• What this task involves: Everything from the first line of the data below through the line that contains "malg_chance = [0.200, None]" should be written out exactly, please, and nothing more; the pictures stay out.

Dataset entries
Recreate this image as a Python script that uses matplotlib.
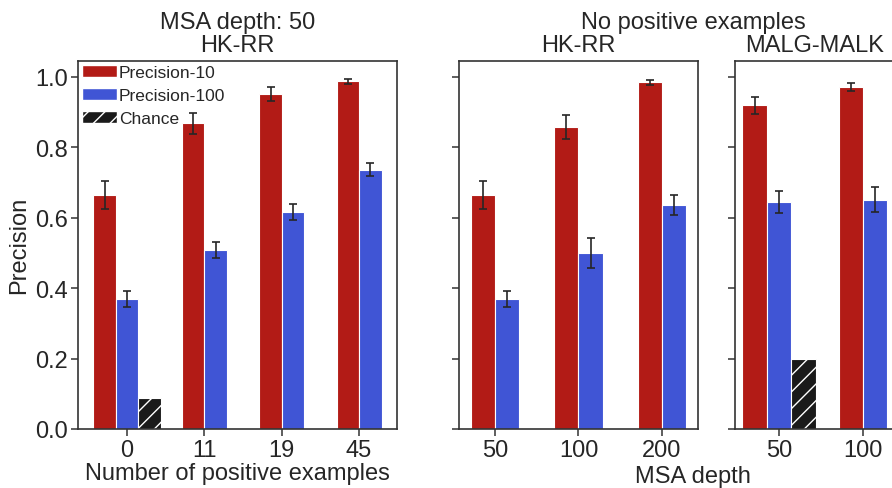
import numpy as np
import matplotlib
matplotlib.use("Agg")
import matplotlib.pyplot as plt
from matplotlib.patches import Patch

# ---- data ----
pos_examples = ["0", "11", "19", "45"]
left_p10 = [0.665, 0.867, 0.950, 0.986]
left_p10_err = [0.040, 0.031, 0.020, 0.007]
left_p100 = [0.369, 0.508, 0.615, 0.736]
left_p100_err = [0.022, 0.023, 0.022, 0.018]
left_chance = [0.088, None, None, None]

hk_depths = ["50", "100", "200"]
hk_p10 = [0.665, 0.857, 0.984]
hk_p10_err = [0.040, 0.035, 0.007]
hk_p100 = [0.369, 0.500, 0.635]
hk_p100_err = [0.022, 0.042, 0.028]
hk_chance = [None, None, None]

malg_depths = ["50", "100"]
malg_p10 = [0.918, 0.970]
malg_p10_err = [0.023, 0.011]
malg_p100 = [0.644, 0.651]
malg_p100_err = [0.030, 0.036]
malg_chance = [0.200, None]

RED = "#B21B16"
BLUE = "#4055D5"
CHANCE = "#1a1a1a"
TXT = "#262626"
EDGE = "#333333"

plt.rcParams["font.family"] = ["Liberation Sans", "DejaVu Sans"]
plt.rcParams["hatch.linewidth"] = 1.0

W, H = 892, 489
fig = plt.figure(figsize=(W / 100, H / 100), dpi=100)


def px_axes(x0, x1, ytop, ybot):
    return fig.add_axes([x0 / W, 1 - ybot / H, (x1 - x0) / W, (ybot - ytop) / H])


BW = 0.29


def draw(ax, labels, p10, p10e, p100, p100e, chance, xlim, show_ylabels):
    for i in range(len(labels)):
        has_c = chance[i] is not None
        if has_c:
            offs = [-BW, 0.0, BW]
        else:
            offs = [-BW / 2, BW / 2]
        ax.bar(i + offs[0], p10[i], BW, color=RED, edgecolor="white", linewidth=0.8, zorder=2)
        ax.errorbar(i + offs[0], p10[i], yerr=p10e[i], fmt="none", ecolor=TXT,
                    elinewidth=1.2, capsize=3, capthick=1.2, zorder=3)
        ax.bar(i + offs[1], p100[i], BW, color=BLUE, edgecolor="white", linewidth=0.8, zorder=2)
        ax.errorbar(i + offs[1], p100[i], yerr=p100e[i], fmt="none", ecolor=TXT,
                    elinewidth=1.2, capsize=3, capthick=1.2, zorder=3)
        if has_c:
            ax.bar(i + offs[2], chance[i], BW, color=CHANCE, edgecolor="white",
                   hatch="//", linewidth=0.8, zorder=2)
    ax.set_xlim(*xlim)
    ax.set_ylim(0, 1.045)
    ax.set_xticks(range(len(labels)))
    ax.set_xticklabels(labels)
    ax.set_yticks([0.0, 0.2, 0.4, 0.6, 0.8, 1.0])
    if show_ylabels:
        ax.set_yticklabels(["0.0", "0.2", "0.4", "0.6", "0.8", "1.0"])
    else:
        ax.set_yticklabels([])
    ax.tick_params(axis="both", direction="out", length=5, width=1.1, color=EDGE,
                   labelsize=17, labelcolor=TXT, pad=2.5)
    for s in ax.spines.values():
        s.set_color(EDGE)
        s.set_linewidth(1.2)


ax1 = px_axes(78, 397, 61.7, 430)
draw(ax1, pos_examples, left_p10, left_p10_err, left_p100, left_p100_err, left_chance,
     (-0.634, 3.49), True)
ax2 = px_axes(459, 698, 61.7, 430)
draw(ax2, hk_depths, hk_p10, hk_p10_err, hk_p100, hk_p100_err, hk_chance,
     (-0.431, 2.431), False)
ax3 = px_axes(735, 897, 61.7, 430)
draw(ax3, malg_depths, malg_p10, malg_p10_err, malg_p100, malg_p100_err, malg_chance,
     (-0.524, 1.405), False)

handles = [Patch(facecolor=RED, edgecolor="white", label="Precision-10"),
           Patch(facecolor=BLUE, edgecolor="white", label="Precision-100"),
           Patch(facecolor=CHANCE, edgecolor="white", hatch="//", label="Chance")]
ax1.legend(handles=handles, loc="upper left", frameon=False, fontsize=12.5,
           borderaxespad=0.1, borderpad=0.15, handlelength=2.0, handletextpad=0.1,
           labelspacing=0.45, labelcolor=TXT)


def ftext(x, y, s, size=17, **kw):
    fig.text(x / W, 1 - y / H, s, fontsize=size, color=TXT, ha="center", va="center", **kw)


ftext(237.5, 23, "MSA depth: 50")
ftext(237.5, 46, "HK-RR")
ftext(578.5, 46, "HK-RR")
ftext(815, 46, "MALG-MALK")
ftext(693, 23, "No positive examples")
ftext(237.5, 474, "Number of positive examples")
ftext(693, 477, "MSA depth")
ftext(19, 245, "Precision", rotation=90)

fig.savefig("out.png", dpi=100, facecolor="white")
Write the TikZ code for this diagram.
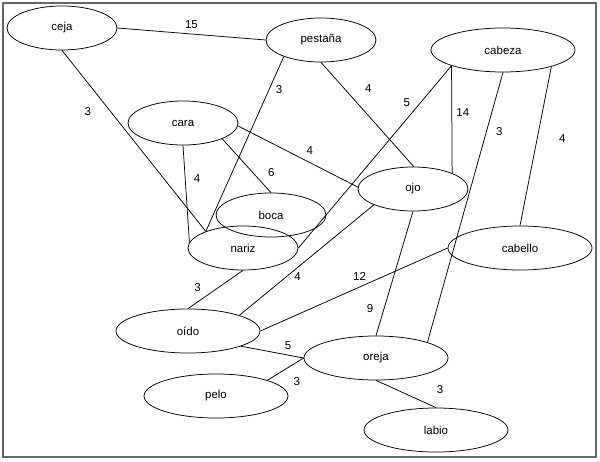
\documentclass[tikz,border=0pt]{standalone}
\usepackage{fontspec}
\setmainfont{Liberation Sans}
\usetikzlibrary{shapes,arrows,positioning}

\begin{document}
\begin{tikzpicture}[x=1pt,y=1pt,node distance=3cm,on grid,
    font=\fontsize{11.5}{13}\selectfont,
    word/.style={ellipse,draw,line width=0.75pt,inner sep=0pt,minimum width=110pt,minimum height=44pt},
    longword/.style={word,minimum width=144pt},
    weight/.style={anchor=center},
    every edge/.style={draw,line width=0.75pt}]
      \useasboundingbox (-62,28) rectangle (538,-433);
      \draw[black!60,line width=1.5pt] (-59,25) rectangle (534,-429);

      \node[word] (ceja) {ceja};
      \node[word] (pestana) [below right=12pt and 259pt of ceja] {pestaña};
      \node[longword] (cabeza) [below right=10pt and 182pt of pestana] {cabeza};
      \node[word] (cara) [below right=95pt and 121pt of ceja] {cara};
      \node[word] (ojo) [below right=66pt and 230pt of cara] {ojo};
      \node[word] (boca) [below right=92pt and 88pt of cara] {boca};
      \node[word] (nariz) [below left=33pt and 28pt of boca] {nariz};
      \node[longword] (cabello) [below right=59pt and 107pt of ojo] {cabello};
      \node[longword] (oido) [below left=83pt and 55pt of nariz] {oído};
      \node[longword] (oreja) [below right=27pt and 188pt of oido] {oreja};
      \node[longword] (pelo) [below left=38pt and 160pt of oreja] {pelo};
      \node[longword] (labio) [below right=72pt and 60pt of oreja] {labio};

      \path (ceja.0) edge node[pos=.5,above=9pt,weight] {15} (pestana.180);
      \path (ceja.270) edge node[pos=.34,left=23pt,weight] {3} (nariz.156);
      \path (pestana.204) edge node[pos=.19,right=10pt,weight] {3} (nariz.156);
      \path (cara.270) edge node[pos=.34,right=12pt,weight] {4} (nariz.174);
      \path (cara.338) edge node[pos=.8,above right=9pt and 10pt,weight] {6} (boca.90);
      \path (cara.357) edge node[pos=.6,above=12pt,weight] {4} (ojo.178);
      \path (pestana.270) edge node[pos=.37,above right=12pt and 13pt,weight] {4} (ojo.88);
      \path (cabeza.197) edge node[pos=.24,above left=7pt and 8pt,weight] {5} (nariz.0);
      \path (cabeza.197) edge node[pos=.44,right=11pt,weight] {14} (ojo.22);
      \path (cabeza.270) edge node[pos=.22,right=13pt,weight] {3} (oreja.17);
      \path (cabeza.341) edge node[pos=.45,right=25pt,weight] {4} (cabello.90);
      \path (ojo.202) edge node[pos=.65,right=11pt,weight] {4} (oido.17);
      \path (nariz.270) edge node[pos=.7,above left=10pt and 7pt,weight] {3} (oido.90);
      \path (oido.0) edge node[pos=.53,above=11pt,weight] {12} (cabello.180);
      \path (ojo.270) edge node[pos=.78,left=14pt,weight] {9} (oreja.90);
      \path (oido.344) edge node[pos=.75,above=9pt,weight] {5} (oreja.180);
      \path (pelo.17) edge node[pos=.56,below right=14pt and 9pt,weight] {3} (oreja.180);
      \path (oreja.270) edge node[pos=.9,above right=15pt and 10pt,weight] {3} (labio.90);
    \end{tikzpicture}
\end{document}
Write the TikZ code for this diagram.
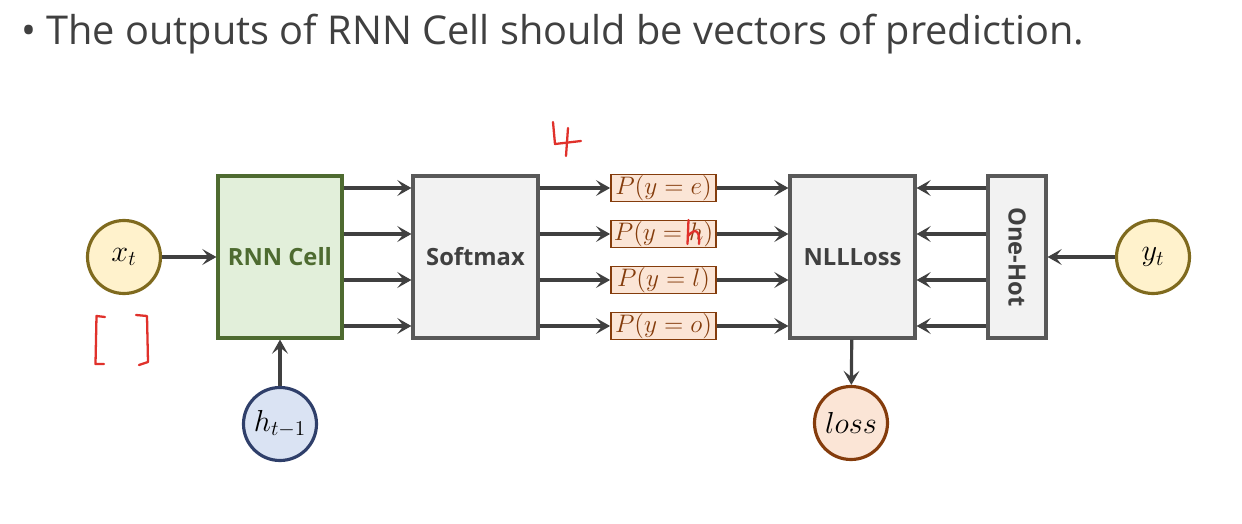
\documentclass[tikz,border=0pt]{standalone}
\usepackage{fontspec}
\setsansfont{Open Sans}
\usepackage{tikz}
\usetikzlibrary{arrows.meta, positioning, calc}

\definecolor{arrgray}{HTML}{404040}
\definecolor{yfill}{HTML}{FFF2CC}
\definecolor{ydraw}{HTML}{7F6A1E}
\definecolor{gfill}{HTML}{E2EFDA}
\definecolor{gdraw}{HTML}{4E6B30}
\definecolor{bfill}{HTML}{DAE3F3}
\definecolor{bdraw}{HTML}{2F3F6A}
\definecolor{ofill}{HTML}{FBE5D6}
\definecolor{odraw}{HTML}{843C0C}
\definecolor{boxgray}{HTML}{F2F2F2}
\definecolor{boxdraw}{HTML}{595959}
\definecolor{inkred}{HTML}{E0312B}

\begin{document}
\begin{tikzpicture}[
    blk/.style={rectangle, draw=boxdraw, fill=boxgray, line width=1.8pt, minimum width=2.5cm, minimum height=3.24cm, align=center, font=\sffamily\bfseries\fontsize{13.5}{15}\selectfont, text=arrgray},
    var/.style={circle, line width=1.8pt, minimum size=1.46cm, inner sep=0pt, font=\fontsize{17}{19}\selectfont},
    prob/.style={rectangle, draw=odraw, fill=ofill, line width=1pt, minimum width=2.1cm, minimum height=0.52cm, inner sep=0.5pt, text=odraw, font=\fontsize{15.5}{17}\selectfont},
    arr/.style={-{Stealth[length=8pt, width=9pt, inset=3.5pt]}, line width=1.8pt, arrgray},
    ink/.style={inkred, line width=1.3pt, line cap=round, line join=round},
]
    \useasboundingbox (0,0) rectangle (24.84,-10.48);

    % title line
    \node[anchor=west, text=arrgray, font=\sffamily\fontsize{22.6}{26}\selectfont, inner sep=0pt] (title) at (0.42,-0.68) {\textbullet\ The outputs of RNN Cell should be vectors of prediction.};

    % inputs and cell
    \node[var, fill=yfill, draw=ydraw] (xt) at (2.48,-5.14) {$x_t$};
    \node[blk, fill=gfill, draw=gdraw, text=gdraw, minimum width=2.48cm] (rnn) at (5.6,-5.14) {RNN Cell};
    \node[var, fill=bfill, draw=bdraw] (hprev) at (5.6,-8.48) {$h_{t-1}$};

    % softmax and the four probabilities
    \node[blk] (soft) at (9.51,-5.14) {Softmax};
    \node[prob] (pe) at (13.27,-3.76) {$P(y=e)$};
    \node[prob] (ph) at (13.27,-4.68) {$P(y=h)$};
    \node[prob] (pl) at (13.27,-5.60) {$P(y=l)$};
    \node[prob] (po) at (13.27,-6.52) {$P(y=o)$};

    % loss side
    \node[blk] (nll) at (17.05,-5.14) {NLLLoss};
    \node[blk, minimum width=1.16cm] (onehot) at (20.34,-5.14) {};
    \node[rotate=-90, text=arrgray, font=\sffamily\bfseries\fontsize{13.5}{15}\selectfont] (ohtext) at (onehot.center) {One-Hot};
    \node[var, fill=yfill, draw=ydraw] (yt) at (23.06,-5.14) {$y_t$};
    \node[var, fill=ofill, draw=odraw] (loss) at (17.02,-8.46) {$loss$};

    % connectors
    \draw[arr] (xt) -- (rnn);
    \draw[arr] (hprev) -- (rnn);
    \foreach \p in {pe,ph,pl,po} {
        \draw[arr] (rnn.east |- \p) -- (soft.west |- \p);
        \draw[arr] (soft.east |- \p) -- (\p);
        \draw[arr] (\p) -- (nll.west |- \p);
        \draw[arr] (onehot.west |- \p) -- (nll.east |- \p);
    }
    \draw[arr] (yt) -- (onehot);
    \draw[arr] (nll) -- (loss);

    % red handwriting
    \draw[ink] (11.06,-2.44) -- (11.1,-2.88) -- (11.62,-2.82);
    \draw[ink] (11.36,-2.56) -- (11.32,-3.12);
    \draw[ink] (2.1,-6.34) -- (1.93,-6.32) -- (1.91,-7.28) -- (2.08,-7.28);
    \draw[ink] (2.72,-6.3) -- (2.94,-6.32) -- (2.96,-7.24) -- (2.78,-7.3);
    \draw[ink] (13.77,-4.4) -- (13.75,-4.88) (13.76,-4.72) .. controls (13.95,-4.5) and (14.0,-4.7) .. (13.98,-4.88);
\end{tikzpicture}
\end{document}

• Answer in full:
Recreate this image as a Python script that uses matplotlib.
import numpy as np
import matplotlib
matplotlib.use("Agg")
import matplotlib.pyplot as plt
from matplotlib.patches import Patch

# ---- data ----
pos_examples = ["0", "11", "19", "45"]
left_p10 = [0.665, 0.867, 0.950, 0.986]
left_p10_err = [0.040, 0.031, 0.020, 0.007]
left_p100 = [0.369, 0.508, 0.615, 0.736]
left_p100_err = [0.022, 0.023, 0.022, 0.018]
left_chance = [0.088, None, None, None]

hk_depths = ["50", "100", "200"]
hk_p10 = [0.665, 0.857, 0.984]
hk_p10_err = [0.040, 0.035, 0.007]
hk_p100 = [0.369, 0.500, 0.635]
hk_p100_err = [0.022, 0.042, 0.028]
hk_chance = [None, None, None]

malg_depths = ["50", "100"]
malg_p10 = [0.918, 0.970]
malg_p10_err = [0.023, 0.011]
malg_p100 = [0.644, 0.651]
malg_p100_err = [0.030, 0.036]
malg_chance = [0.200, None]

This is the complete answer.